STATED PROBLEM: In the entries below, the lines from the one with "Write a component" through the one with "const H = 850;" are to be copied exactly; both ends count.

(A block of data)
———

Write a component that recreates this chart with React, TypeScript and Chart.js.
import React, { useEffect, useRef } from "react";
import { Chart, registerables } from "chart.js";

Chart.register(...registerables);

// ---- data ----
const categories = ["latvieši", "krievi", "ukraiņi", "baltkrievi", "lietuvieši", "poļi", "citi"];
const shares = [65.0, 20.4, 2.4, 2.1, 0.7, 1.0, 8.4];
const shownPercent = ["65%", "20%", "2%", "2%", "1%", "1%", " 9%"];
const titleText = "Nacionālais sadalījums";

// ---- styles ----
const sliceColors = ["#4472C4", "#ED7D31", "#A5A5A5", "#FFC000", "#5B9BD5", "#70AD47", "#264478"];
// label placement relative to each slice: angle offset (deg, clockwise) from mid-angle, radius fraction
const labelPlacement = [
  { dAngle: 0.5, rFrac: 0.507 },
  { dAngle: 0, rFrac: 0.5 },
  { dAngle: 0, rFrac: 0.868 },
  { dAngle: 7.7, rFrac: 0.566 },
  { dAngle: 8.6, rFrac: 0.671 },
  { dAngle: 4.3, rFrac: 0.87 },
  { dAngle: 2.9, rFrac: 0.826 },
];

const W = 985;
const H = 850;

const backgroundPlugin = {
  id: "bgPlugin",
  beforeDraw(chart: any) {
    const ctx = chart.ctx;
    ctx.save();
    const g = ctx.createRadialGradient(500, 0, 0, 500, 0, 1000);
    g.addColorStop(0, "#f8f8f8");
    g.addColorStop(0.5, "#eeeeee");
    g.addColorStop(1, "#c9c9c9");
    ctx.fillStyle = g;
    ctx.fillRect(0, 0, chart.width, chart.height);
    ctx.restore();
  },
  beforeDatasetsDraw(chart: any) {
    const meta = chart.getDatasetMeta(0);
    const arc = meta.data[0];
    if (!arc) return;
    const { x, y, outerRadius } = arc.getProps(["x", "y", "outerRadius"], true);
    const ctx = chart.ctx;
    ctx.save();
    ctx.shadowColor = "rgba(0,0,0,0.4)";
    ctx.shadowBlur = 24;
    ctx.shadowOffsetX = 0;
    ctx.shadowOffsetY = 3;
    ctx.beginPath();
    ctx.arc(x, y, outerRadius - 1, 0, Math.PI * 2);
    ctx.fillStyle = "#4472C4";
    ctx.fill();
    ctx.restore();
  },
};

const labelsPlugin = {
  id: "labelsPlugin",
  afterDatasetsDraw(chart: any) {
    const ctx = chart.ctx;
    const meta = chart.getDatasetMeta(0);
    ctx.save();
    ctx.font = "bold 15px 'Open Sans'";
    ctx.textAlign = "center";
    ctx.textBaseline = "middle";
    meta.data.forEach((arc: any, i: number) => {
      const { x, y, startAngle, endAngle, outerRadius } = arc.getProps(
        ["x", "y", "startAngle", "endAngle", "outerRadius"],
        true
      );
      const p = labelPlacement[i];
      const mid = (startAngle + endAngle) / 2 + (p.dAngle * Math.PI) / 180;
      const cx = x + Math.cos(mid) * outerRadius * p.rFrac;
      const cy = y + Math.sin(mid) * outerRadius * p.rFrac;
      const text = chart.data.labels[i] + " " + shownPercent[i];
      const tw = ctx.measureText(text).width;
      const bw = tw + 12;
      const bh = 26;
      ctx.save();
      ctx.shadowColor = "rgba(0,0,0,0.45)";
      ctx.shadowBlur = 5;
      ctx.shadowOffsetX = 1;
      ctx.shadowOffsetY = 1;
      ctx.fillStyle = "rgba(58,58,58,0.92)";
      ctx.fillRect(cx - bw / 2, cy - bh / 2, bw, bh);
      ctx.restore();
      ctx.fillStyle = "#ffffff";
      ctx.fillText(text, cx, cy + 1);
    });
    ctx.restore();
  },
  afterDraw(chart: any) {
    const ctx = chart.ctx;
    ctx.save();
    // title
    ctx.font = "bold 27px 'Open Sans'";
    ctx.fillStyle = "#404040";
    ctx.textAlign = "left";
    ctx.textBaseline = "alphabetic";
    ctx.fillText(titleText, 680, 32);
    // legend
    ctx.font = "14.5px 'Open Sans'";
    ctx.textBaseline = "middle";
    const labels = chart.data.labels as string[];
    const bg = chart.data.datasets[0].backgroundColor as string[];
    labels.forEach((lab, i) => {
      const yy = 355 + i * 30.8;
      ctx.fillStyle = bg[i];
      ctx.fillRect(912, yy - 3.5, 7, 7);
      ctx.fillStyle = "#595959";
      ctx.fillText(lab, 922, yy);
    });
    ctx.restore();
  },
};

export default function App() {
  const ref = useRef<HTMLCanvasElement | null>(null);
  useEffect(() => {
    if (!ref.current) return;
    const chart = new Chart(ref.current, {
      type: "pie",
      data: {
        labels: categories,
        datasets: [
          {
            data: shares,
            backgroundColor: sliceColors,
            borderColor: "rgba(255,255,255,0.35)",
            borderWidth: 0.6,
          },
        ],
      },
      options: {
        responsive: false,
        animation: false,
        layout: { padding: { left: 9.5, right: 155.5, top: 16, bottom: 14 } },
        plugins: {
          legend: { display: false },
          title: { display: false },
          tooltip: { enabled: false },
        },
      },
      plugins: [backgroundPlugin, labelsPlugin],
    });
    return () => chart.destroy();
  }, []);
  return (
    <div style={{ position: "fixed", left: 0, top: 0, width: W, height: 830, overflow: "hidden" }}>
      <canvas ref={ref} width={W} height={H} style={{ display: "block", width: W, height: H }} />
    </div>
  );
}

———

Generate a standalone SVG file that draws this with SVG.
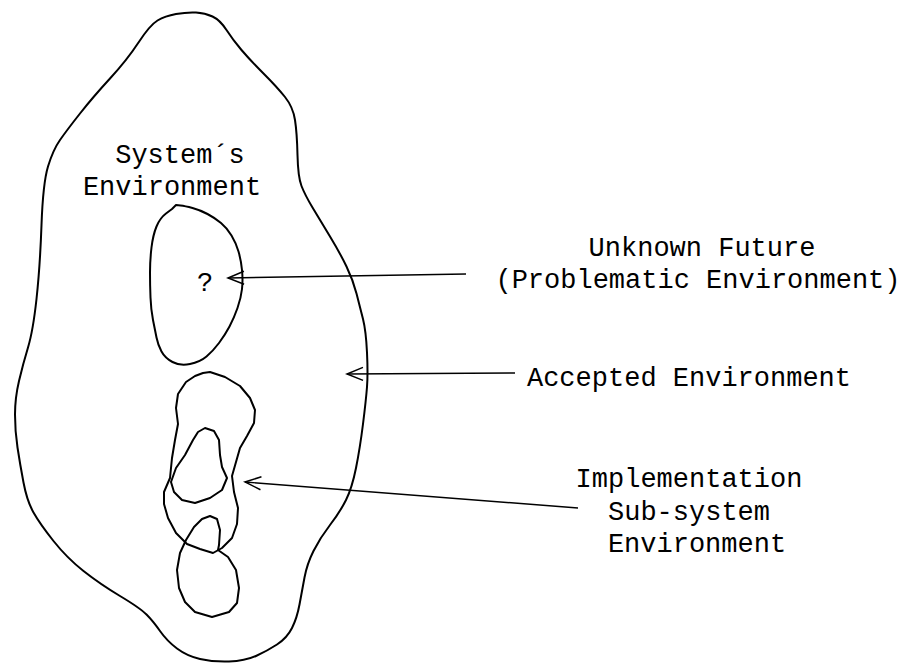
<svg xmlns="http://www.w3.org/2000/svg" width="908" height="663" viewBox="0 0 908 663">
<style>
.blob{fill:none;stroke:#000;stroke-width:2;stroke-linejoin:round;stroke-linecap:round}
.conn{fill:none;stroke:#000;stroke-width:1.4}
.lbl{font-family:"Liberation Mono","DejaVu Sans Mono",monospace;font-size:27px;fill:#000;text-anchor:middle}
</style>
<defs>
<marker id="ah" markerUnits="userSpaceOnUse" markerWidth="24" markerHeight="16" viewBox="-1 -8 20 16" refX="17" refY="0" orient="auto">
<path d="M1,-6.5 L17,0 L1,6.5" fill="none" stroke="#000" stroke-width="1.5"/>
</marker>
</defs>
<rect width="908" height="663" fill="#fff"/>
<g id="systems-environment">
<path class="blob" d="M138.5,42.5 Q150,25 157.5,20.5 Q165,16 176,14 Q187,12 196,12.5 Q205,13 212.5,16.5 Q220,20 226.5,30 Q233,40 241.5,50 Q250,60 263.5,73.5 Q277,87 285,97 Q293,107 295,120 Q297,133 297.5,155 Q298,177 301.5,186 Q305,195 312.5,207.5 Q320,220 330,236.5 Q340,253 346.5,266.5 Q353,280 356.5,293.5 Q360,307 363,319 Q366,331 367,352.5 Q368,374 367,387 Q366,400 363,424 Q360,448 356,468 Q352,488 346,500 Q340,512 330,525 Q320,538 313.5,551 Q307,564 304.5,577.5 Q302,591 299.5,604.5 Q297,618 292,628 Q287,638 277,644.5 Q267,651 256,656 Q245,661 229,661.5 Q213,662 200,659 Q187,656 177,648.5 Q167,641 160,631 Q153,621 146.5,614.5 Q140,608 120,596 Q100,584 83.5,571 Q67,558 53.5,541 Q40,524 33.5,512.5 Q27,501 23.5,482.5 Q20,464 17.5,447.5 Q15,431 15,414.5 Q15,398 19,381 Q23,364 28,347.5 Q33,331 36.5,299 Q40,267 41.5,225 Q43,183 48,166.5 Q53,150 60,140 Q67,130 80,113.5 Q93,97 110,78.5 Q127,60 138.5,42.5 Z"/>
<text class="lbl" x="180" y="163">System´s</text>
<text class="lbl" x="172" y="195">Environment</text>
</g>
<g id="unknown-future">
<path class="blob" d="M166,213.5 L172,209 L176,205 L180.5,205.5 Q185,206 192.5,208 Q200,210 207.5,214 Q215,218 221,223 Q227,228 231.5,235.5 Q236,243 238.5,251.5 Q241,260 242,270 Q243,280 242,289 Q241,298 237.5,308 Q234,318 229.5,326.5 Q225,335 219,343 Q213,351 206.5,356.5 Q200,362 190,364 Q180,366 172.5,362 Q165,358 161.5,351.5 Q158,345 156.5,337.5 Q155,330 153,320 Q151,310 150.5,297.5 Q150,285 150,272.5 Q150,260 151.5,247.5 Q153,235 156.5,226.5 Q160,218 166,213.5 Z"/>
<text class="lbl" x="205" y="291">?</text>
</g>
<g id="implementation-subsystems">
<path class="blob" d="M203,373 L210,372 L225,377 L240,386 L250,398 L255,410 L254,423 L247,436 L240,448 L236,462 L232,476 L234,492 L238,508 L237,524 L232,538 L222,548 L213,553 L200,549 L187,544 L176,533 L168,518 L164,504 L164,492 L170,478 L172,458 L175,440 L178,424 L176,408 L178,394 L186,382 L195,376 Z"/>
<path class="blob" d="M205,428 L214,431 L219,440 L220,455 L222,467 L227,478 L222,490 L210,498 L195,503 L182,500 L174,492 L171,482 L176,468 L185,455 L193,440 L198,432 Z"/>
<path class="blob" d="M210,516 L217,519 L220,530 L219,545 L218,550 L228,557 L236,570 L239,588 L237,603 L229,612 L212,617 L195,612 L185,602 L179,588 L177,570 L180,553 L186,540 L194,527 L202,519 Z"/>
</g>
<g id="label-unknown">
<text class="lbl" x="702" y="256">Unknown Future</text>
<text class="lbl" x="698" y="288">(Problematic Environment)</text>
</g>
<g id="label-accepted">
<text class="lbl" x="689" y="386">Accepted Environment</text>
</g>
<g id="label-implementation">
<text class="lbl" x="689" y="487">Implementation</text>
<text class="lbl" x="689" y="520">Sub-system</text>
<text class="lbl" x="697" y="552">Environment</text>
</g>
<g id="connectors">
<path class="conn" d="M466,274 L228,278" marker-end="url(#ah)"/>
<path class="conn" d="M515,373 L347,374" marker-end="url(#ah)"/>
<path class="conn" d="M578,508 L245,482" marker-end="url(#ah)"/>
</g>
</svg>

———

WRITTEN RESPONSE:
Write a component that recreates this chart with React, TypeScript and Chart.js.
import React, { useEffect, useRef } from "react";
import { Chart, registerables } from "chart.js";

Chart.register(...registerables);

// ---- data ----
const categories = ["latvieši", "krievi", "ukraiņi", "baltkrievi", "lietuvieši", "poļi", "citi"];
const shares = [65.0, 20.4, 2.4, 2.1, 0.7, 1.0, 8.4];
const shownPercent = ["65%", "20%", "2%", "2%", "1%", "1%", " 9%"];
const titleText = "Nacionālais sadalījums";

// ---- styles ----
const sliceColors = ["#4472C4", "#ED7D31", "#A5A5A5", "#FFC000", "#5B9BD5", "#70AD47", "#264478"];
// label placement relative to each slice: angle offset (deg, clockwise) from mid-angle, radius fraction
const labelPlacement = [
  { dAngle: 0.5, rFrac: 0.507 },
  { dAngle: 0, rFrac: 0.5 },
  { dAngle: 0, rFrac: 0.868 },
  { dAngle: 7.7, rFrac: 0.566 },
  { dAngle: 8.6, rFrac: 0.671 },
  { dAngle: 4.3, rFrac: 0.87 },
  { dAngle: 2.9, rFrac: 0.826 },
];

const W = 985;
const H = 850;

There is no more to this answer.